Yellowstone was at the crossroads of trade routes for many tribes in prehistory. This year, hunting buffalo outside the park was opened up to tribes like ours that once “went to the buffalo” across the continental divide.
Aspiring to be tukéyteweet–buffalo hunter—family groups of hunters have been taking the trip to Gardiner, Montana, outside Yellowstone and returning with bison. They report that the hunt was not overly challenging because they got their kills close to an access road outside the park. Nevertheless one young hunter said he was excited just to be on the trip with the anticipation of hunting bison. Filling out paperwork and sitting through a class couldn’t dampen the anticipation. Now he is tukéyteweet, hunter of buffalo.

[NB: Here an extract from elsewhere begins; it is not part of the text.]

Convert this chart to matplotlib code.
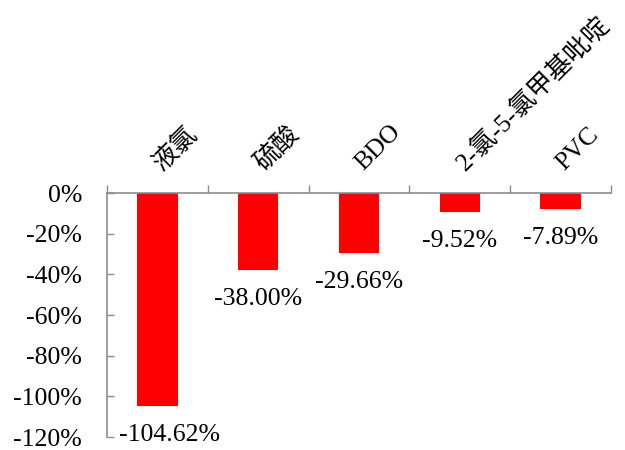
import matplotlib.pyplot as plt
import numpy as np
from matplotlib.ticker import FuncFormatter

# data
categories = ["液氯", "硫酸", "BDO", "2-氯-5-氯甲基吡啶", "PVC"]
values = [-104.62, -38.00, -29.66, -9.52, -7.89]
label_text = ["-104.62%", "-38.00%", "-29.66%", "-9.52%", "-7.89%"]

fonts = ["Liberation Serif", "Noto Sans CJK SC"]
plt.rcParams["font.family"] = fonts
grey = "#8c8c8c"
fs = 18.5

fig = plt.figure(figsize=(6.25, 4.5), dpi=100)
ax = fig.add_axes([107 / 625, 1 - 437 / 450, (611 - 107) / 625, (437 - 193) / 450])

x = np.arange(len(categories))
ax.bar(x, values, width=0.4, color="#ff0000", zorder=2)

# value labels under each bar (first one nudged right, clear of the axis)
for i, v in enumerate(values):
    dx = 9 if i == 0 else 0
    ax.annotate(label_text[i], (x[i], v), xytext=(dx, -13), textcoords="offset points",
                ha="center", va="top", fontsize=fs, annotation_clip=False)

# category names above the axis, rotated
for i, c in enumerate(categories):
    ax.annotate(c, (x[i] - 0.08, 0), xytext=(0, 13), textcoords="offset points",
                rotation=45, ha="left", va="bottom", fontsize=fs, family=fonts,
                annotation_clip=False)

ax.set_xlim(-0.5, len(categories) - 0.5)
ax.set_ylim(-120, 0)
ax.set_yticks(np.arange(-120, 1, 20))
ax.yaxis.set_major_formatter(FuncFormatter(lambda v, p: "%d%%" % v))

ax.xaxis.tick_top()
ax.set_xticks(np.arange(-0.5, len(categories), 1))
ax.set_xticklabels([])
ax.tick_params(axis="x", direction="out", length=6, width=1, color=grey)
ax.tick_params(axis="y", direction="in", length=5, width=1, color=grey,
               labelsize=fs, pad=18)

for s in ["bottom", "right"]:
    ax.spines[s].set_visible(False)
for s in ["top", "left"]:
    ax.spines[s].set_color(grey)
    ax.spines[s].set_linewidth(1.2)

fig.savefig("out.png", dpi=100)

At the time this particular Nixyáawiipuu party went, there were some Indians protesting outside the park about the hunting. There were also some Montana Indians there hunting buffalo for the first time. Those Indians were using shells with less than 100 grain and had to shoot the animal seven times to kill it. Then the Montana Indians found themselves in an unfortunate place, at the bottom of a canyon. Luckily for them, the Nixyáawiipuu helped them tow their kill for five hours in three feet of snow. Our household was gifted with a buffalo heart. It was simmered for several hours, then it was baked with stuffing—tasnix! Qeciyéewyew, thanks for keeping us alive because our ribs have been sticking out.
There is a painted buffalo hide in the Tamástslikt museum Travel & Trade case that came from a local family whose ancestors “went to the buffalo” on Kuséyne’ishkit, the (eastern) buffalo trail. The hunters and their families would stay in Montana for months and even years, processing the meat and hides. It’s even said that was when polygamy took an uptick in our culture, because the hunters needed more than one wife to do the work. I recall hearing about a place name where a stretch of country in our homeland was likened to the thick neck part of a buffalo hide when it bunches up. The buffalo—qóqalx, tsúuthlim (bull)—was a creature too generous for its own good, supplying many needs, resulting in its own dwindling. Its fate was unlike our local creatures who were promised the reward of reproducing plentifully if they took care of the Indians.